Eine typische »Whatsapp«-Beziehung
Zurück zu Gudrun. Sie einigt sich mit ihrem Schwarm darauf, die Benachrichtigungen durch die Haken zu entfernen. Außerdem beschließen beide, die Option »Zuletzt online um…?« auszuschalten. Herrlich entspannte Tage folgen, in denen beide Turteltauben fröhlich und flirty Nachrichten austauschen.

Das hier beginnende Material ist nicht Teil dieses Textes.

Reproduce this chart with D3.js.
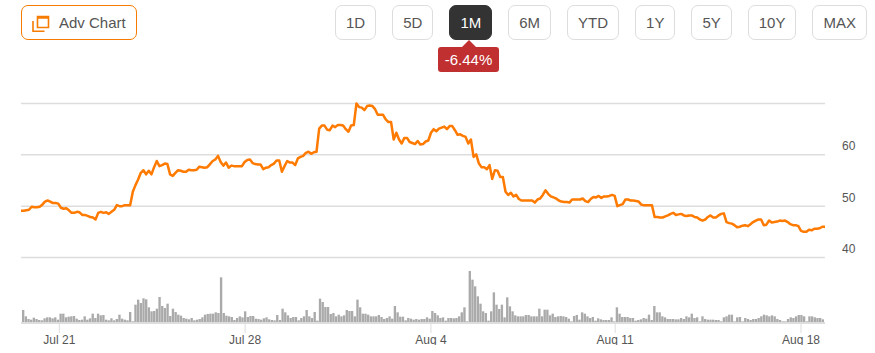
<!DOCTYPE html>
<html><head><meta charset="utf-8">
<script src="https://cdn.jsdelivr.net/npm/d3@7/dist/d3.min.js"></script>
<style>
html,body{margin:0;padding:0;background:#fff;width:875px;height:353px;overflow:hidden;font-family:"Liberation Sans",Arial,sans-serif}
#wrap{position:relative;width:875px;height:353px}
svg{position:absolute;left:0;top:0}
.adv{position:absolute;left:21px;top:5px;width:114px;height:33px;border:1px solid #f57c00;border-radius:7px;color:#555;font-size:15px;line-height:33px;box-sizing:content-box}
.adv span{position:absolute;left:37px;white-space:nowrap}
.adv svg{left:10px;top:9px}
.ranges{position:absolute;left:335px;top:5px;display:flex;gap:16px}
.ranges div{height:33px;line-height:33px;padding:0 10px;border:1px solid #ddd;border-radius:7px;color:#555;font-size:15px}
.ranges div.on{background:#333;border-color:#333;color:#fff}
.badge{position:absolute;left:438px;top:47px;width:61px;height:25px;line-height:25px;background:#c13030;border-radius:3px;color:#fff;font-size:15px;text-align:center}
.badge:before{content:"";position:absolute;left:24px;top:-7px;border-left:7px solid transparent;border-right:7px solid transparent;border-bottom:7px solid #c13030}
</style></head><body><div id="wrap"></div>
<script>
const rangeLabels = ["1D","5D","1M","6M","YTD","1Y","5Y","10Y","MAX"];
const activeRange = "1M";
const changeLabel = "-6.44%";
const advLabel = "Adv Chart";
const priceTicks = [40,50,60,70];
const priceTickLabels = ["40","50","60",""];
const dateTickIndex = [14.2,84,153.8,223,292.8];
const dateTickLabels = ["Jul 21","Jul 28","Aug 4","Aug 11","Aug 18"];

const price = [
49.0,49.0,49.1,49.2,49.8,49.7,49.7,49.8,50.2,50.8,51.0,50.8,50.5,50.5,50.4,49.6,49.4,49.5,49.1,48.6,
48.6,48.8,48.7,48.2,48.2,48.0,47.8,47.7,47.3,48.6,48.8,48.6,48.7,48.4,48.8,49.2,50.1,49.9,49.9,50.1,
50.1,50.1,52.7,54.0,55.1,56.4,56.9,56.1,56.8,56.1,57.5,58.7,57.7,57.9,58.2,58.1,56.1,55.8,56.4,56.9,
56.8,56.6,56.6,57.0,56.9,56.9,57.0,57.6,57.5,57.4,57.5,58.1,58.7,59.0,59.7,
58.5,57.8,58.4,57.4,57.8,57.7,57.7,57.7,57.7,58.5,58.9,59.0,58.3,58.1,58.0,58.0,57.1,57.4,57.5,57.9,
58.2,58.8,58.8,56.6,57.7,58.7,58.4,58.4,57.9,59.2,59.5,59.7,60.3,60.5,60.1,60.4,60.5,65.0,65.6,65.6,
64.8,64.7,65.6,65.3,65.7,65.7,65.6,64.9,64.4,65.6,65.7,69.9,69.2,69.1,68.6,69.4,69.5,69.4,68.8,67.7,
67.7,67.7,66.8,66.3,66.3,62.9,64.2,62.9,62.1,63.2,63.2,62.4,62.2,62.0,62.6,61.9,62.0,62.5,62.7,64.2,
64.9,64.5,65.0,
65.2,65.4,64.9,65.5,65.5,64.7,63.8,63.9,63.6,63.4,62.1,62.9,59.5,60.0,58.2,57.5,57.5,57.1,57.9,55.2,
56.9,56.8,55.6,55.6,52.7,52.1,52.5,51.8,52.1,51.3,51.0,51.0,51.0,51.0,51.0,50.6,51.2,51.4,52.1,53.0,
52.3,51.8,51.6,51.4,51.0,50.8,50.7,50.7,50.6,51.2,51.2,51.2,51.2,51.4,50.9,50.7,51.3,51.7,51.6,51.9,
51.5,51.8,51.8,51.9,52.1,51.9,49.9,50.1,50.3,51.2,51.2,51.0,51.0,50.9,50.8,50.2,50.1,50.1,50.1,50.1,
47.8,47.8,
47.7,47.7,47.9,48.1,48.4,48.6,48.2,48.3,48.4,48.1,48.0,48.1,48.1,47.8,47.7,47.3,47.1,47.3,47.8,48.1,
47.7,47.7,48.1,48.4,48.5,46.8,46.6,46.5,46.2,45.8,45.9,46.1,46.2,46.0,46.4,46.8,47.1,47.3,47.3,46.2,
46.3,47.1,46.7,46.8,46.9,47.1,47.0,47.1,46.8,46.4,46.2,46.2,46.0,45.1,44.9,44.9,45.3,45.2,45.5,45.5,
45.6,45.9,45.9
];
const volume = [
36,17,9,7,13,9,6,5,11,14,14,11,14,7,25,25,14,16,17,18,10,6,7,17,7,11,25,12,25,20,21,7,5,11,5,9,22,10,7,5,
30,2,52,67,57,71,68,44,32,33,40,75,48,42,55,18,40,30,22,19,12,10,8,12,5,7,9,14,22,24,25,25,29,27,
134,27,19,17,15,6,12,17,14,32,15,18,18,10,9,7,11,14,8,6,5,21,6,40,29,20,12,15,15,5,12,17,36,17,12,30,4,70,60,45,
45,24,27,17,22,17,20,36,33,33,17,67,44,25,25,22,17,17,17,21,15,9,12,17,10,48,29,16,16,5,12,10,7,9,7,9,9,14,10,33,27,20,
12,14,4,12,12,11,12,17,29,44,2,153,127,107,77,55,32,27,4,32,89,52,39,52,14,74,47,32,20,17,17,17,21,21,17,17,17,40,17,37,
37,20,25,15,17,18,17,15,10,2,18,21,7,29,25,17,12,15,4,11,8,6,6,6,14,2,44,25,15,15,15,12,12,4,6,8,12,10,22,6,48,29,29,
17,14,9,9,9,8,8,12,9,17,14,25,12,14,2,17,9,7,7,7,6,6,2,14,17,22,22,2,14,15,2,12,9,6,9,9,12,17,22,20,17,20,17,9,6,2,2,9,14,12,17,21,21,17,2,17,17,14,12,12,8
];

const wrap = d3.select("#wrap");

// Chart
const left = 21, right = 825;
const x = d3.scaleLinear().domain([0, price.length - 1]).range([left, right]);
const y = d3.scaleLinear().domain([40, 70]).range([257, 103]);
const vBand = d3.scaleBand().domain(d3.range(volume.length)).range([22, 824]).paddingInner(0.12);
const vY = d3.scaleLinear().domain([0, d3.max(volume)]).range([322, 271]);

const svg = wrap.append("svg").attr("width", 875).attr("height", 353);
svg.append("defs").append("clipPath").attr("id", "xclip")
  .append("rect").attr("x", 0).attr("y", 318).attr("width", 875).attr("height", 27);

// price grid + labels
const yAxis = d3.axisRight(y).tickValues(priceTicks).tickSize(right - left)
  .tickFormat((d, i) => priceTickLabels[i]);
const yG = svg.append("g").attr("transform", `translate(${left},0)`).call(yAxis);
yG.select(".domain").remove();
yG.selectAll("line").attr("stroke", "#ddd").attr("stroke-width", 1.5);
yG.selectAll("text").attr("x", right - left + 17).attr("dy", "-4.4px")
  .attr("fill", "#555").attr("font-size", 12).attr("font-family", '"Liberation Sans",Arial,sans-serif');

// volume
svg.append("g").selectAll("rect").data(volume).join("rect")
  .attr("x", (d, i) => vBand(i)).attr("width", vBand.bandwidth())
  .attr("y", d => vY(d)).attr("height", d => vY(0) - vY(d))
  .attr("fill", "#aaa");

// date axis
const xAxis = d3.axisBottom(x).tickValues(dateTickIndex).tickSize(11).tickSizeOuter(0)
  .tickFormat((d, i) => dateTickLabels[i]);
const xG = svg.append("g").attr("transform", "translate(0,322)").attr("clip-path", "url(#xclip)");
xG.attr("clip-path", null);
xG.call(xAxis);
xG.select(".domain").attr("stroke", "#ddd").attr("stroke-width", 2).attr("d", `M${left},1H${right}`);
xG.selectAll("line").attr("stroke", "#ddd").attr("stroke-width", 1);
xG.selectAll("text").attr("y", 22).attr("dy", 0).attr("fill", "#555").attr("font-size", 12)
  .attr("font-family", '"Liberation Sans",Arial,sans-serif');
svg.append("g").attr("clip-path", "url(#xclip)").node().appendChild(xG.node());

// price line
const line = d3.line().x((d, i) => x(i)).y(d => y(d));
svg.append("path").datum(price).attr("d", line).attr("fill", "none")
  .attr("stroke", "#ff7a00").attr("stroke-width", 2.5).attr("stroke-linejoin", "round");

// Header controls
const adv = wrap.append("div").attr("class", "adv");
const icon = adv.append("svg").attr("width", 18).attr("height", 18);
icon.append("path").attr("d", "M5.5,1.5H16.5V12.5H5.5Z M5.5,3H16.5").attr("fill", "none").attr("stroke", "#f57c00").attr("stroke-width", 1.6);
icon.append("path").attr("d", "M1,6V16.2H12.5").attr("fill", "none").attr("stroke", "#f57c00").attr("stroke-width", 1.6);
adv.append("span").text(advLabel);

wrap.append("div").attr("class", "ranges").selectAll("div").data(rangeLabels).join("div")
  .classed("on", d => d === activeRange).text(d => d);
wrap.append("div").attr("class", "badge").text(changeLabel);
</script></body></html>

Hannelore stört. Sie will wissen, wie es denn bei Gudrun und ihrem Schwarm so läuft. Natürlich antwortet Gudrun direkt, doch fühlt sich leicht gehetzt, da ihr Schwarm bereits auf eine Antwort auf die Frage »Was trägst Du drunter? ;)« wartet. Dennoch will sich die unterhalb perfekt gekleidete Gudrun nicht nehmen lassen, ihrer besten Freundin vom guten Verlauf der »Whatsapp«-Beziehung zu berichten. »Es ist herrlich! Seitdem wir auf die scheiß Haken und so verzichten, ist alles viel besser. Er ist voll kein Schwein mehr!« schreibt sie. Hannelore schickt einen glücklichen Smiley zurück, damit niemand merkt, wie sie die Worte ihrer besten Freundin anwidern.
Gudrun will den Smiley erwidern, doch erhält eine Nachricht von ihrem Schwarm. »Schreibst Du mit anderen Kerlen, oder was? Ich sehe doch, dass Du online bist … Du schreibst bestimmt mit jemanden – ABER NICHT MIT MIR« schreibt er. Gudrun verteidigt sich, indem sie antwortet: »Nein, meine Freundin wollte wissen, wie es bei uns läuft!«
Eine unerträgliche Minute Stille macht sich breit. Beide tippen etwas, löschen es … und sehen, dass er andere jeweils mehrere Nachrichten eingibt und wieder löscht. Gudrun ist verwirrt und will schnell noch eine Nachricht an Hannelore abschicken, doch ihr Schwarm gibt sich einen Ruck und schickt seine Nachricht ab: »Ihr macht euch über mich lustig, weil ich frage, was Du drunter hast, oder? SCHWEINE!«
Gudrun gibt einen Smiley ein. Ins falsche Fenster. Nämlich das von ihrem Schwarm.
Zwei Wochen später.
Gudrun schreibt ab sofort nur noch SMS. Wie in guten alten Zeiten. Hannelore hingegen hat nun einen neuen Freund und benutzt lieber Skype.